== WHAT NEEDS TO BE DONE ==
Copy out the listing that follows exactly, dropping every picture.

== SUPPLIED MATERIAL ==
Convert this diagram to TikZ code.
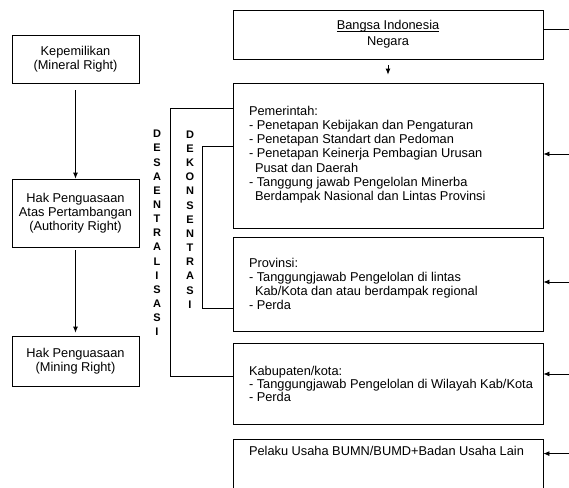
\documentclass[tikz,border=0pt]{standalone}
\usepackage{fontspec}
\setmainfont{Liberation Sans}
\usetikzlibrary{arrows.meta, positioning}

\newcommand\ulbox[1]{\underline{\raisebox{0pt}[\height][0pt]{#1}}}

\tikzset{
  arrow/.style={-{Latex[length=6pt,width=5pt]}},
  vtext/.style={font=\bfseries\fontsize{11}{14.15}\selectfont, align=center, inner sep=0pt}
}

\begin{document}
\begin{tikzpicture}[x=1pt, y=-1pt, line width=0.8pt, font=\fontsize{12.8}{14.2}\selectfont]
  \path[use as bounding box, clip] (0,0) rectangle (569,487);
  % left column
  \begin{scope}[every node/.style={draw, rectangle, minimum width=127pt, align=center, inner sep=0pt}]
    \node[minimum height=48pt] (owner) at (75.5,59) {Kepemilikan\\(Mineral Right)};
    \node[minimum height=68pt] (authority) at (75.5,213) {Hak Penguasaan\\Atas Pertambangan\\(Authority Right)};
    \node[minimum height=50pt] (mining) at (75.5,361) {Hak Penguasaan\\(Mining Right)};
  \end{scope}
  % right column
  \begin{scope}[every node/.style={draw, rectangle, minimum width=310pt, inner sep=0pt}]
    \node[minimum height=49pt, align=center] (nation) at (388,34.5) {\ulbox{Bangsa Indonesia}\\[1.5pt]Negara};
    \node[minimum height=145pt] (central) at (388,155.5) {};
    \node[minimum height=94pt] (province) at (388,284) {};
    \node[minimum height=81pt] (regency) at (388,383.5) {};
    \node[minimum height=60pt] (business) at (388,469) {};
  \end{scope}
  \begin{scope}[every node/.style={anchor=west, align=left, inner sep=0pt}]
    \node (centraltext) at ([xshift=16pt,yshift=1pt]central.west) {Pemerintah:\\- Penetapan Kebijakan dan Pengaturan\\- Penetapan Standart dan Pedoman\\- Penetapan Keinerja Pembagian Urusan\\\hspace*{6pt}Pusat dan Daerah\\- Tanggung jawab Pengelolan Minerba\\\hspace*{6pt}Berdampak Nasional dan Lintas Provinsi};
    \node (provincetext) at ([xshift=16pt]province.west) {Provinsi:\\- Tanggungjawab Pengelolan di lintas\\\hspace*{6pt}Kab/Kota dan atau berdampak regional\\- Perda};
    \node[font=\fontsize{12.8}{11}\selectfont] (regencytext) at ([xshift=16pt]regency.west) {Kabupaten/kota:\\- Tanggungjawab Pengelolan di Wilayah Kab/Kota\\- Perda};
    \node (businesstext) at ([xshift=16pt,yshift=-12pt]business.north west) {Pelaku Usaha BUMN/BUMD+Badan Usaha Lain};
  \end{scope}
  % vertical labels
  \node[vtext] (desentral) at (157,233) {D\\E\\S\\A\\E\\N\\T\\R\\A\\L\\I\\S\\A\\S\\I};
  \node[vtext] (dekonsen) at (190,219.5) {D\\E\\K\\O\\N\\S\\E\\N\\T\\R\\A\\S\\I};
  % brackets
  \draw ([yshift=47.5pt]central.west) -- ++(-62,0) |- ([yshift=7.5pt]regency.west);
  \draw ([yshift=9.5pt]central.west) -- ++(-30,0) |- ([yshift=-24pt]province.west);
  % arrows
  \draw[arrow] ([yshift=-7pt]owner.south) -- (authority.north);
  \draw[arrow] ([yshift=-3pt]authority.south) -- ([yshift=3pt]mining.north);
  \draw[arrow] ([yshift=-6pt]nation.south) -- ([yshift=8pt]central.north);
  \draw ([yshift=5.5pt]nation.east) -- ++(30,0);
  \draw[arrow] ([yshift=1.5pt]central.east) ++(30,0) -- ([yshift=1.5pt]central.east);
  \draw[arrow] ([yshift=2pt]province.east) ++(30,0) -- ([yshift=2pt]province.east);
  \draw[arrow] ([yshift=9.5pt]regency.east) ++(30,0) -- ([yshift=9.5pt]regency.east);
  \draw[arrow] ([yshift=-15pt]business.north east) ++(30,0) -- ([yshift=-15pt]business.north east);
\end{tikzpicture}
\end{document}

== FINISHED TASK ==
Convert this diagram to TikZ code.
\documentclass[tikz,border=0pt]{standalone}
\usepackage{fontspec}
\setmainfont{Liberation Sans}
\usetikzlibrary{arrows.meta, positioning}

\newcommand\ulbox[1]{\underline{\raisebox{0pt}[\height][0pt]{#1}}}

\tikzset{
  arrow/.style={-{Latex[length=6pt,width=5pt]}},
  vtext/.style={font=\bfseries\fontsize{11}{14.15}\selectfont, align=center, inner sep=0pt}
}

\begin{document}
\begin{tikzpicture}[x=1pt, y=-1pt, line width=0.8pt, font=\fontsize{12.8}{14.2}\selectfont]
  \path[use as bounding box, clip] (0,0) rectangle (569,487);
  % left column
  \begin{scope}[every node/.style={draw, rectangle, minimum width=127pt, align=center, inner sep=0pt}]
    \node[minimum height=48pt] (owner) at (75.5,59) {Kepemilikan\\(Mineral Right)};
    \node[minimum height=68pt] (authority) at (75.5,213) {Hak Penguasaan\\Atas Pertambangan\\(Authority Right)};
    \node[minimum height=50pt] (mining) at (75.5,361) {Hak Penguasaan\\(Mining Right)};
  \end{scope}
  % right column
  \begin{scope}[every node/.style={draw, rectangle, minimum width=310pt, inner sep=0pt}]
    \node[minimum height=49pt, align=center] (nation) at (388,34.5) {\ulbox{Bangsa Indonesia}\\[1.5pt]Negara};
    \node[minimum height=145pt] (central) at (388,155.5) {};
    \node[minimum height=94pt] (province) at (388,284) {};
    \node[minimum height=81pt] (regency) at (388,383.5) {};
    \node[minimum height=60pt] (business) at (388,469) {};
  \end{scope}
  \begin{scope}[every node/.style={anchor=west, align=left, inner sep=0pt}]
    \node (centraltext) at ([xshift=16pt,yshift=1pt]central.west) {Pemerintah:\\- Penetapan Kebijakan dan Pengaturan\\- Penetapan Standart dan Pedoman\\- Penetapan Keinerja Pembagian Urusan\\\hspace*{6pt}Pusat dan Daerah\\- Tanggung jawab Pengelolan Minerba\\\hspace*{6pt}Berdampak Nasional dan Lintas Provinsi};
    \node (provincetext) at ([xshift=16pt]province.west) {Provinsi:\\- Tanggungjawab Pengelolan di lintas\\\hspace*{6pt}Kab/Kota dan atau berdampak regional\\- Perda};
    \node[font=\fontsize{12.8}{11}\selectfont] (regencytext) at ([xshift=16pt]regency.west) {Kabupaten/kota:\\- Tanggungjawab Pengelolan di Wilayah Kab/Kota\\- Perda};
    \node (businesstext) at ([xshift=16pt,yshift=-12pt]business.north west) {Pelaku Usaha BUMN/BUMD+Badan Usaha Lain};
  \end{scope}
  % vertical labels
  \node[vtext] (desentral) at (157,233) {D\\E\\S\\A\\E\\N\\T\\R\\A\\L\\I\\S\\A\\S\\I};
  \node[vtext] (dekonsen) at (190,219.5) {D\\E\\K\\O\\N\\S\\E\\N\\T\\R\\A\\S\\I};
  % brackets
  \draw ([yshift=47.5pt]central.west) -- ++(-62,0) |- ([yshift=7.5pt]regency.west);
  \draw ([yshift=9.5pt]central.west) -- ++(-30,0) |- ([yshift=-24pt]province.west);
  % arrows
  \draw[arrow] ([yshift=-7pt]owner.south) -- (authority.north);
  \draw[arrow] ([yshift=-3pt]authority.south) -- ([yshift=3pt]mining.north);
  \draw[arrow] ([yshift=-6pt]nation.south) -- ([yshift=8pt]central.north);
  \draw ([yshift=5.5pt]nation.east) -- ++(30,0);
  \draw[arrow] ([yshift=1.5pt]central.east) ++(30,0) -- ([yshift=1.5pt]central.east);
  \draw[arrow] ([yshift=2pt]province.east) ++(30,0) -- ([yshift=2pt]province.east);
  \draw[arrow] ([yshift=9.5pt]regency.east) ++(30,0) -- ([yshift=9.5pt]regency.east);
  \draw[arrow] ([yshift=-15pt]business.north east) ++(30,0) -- ([yshift=-15pt]business.north east);
\end{tikzpicture}
\end{document}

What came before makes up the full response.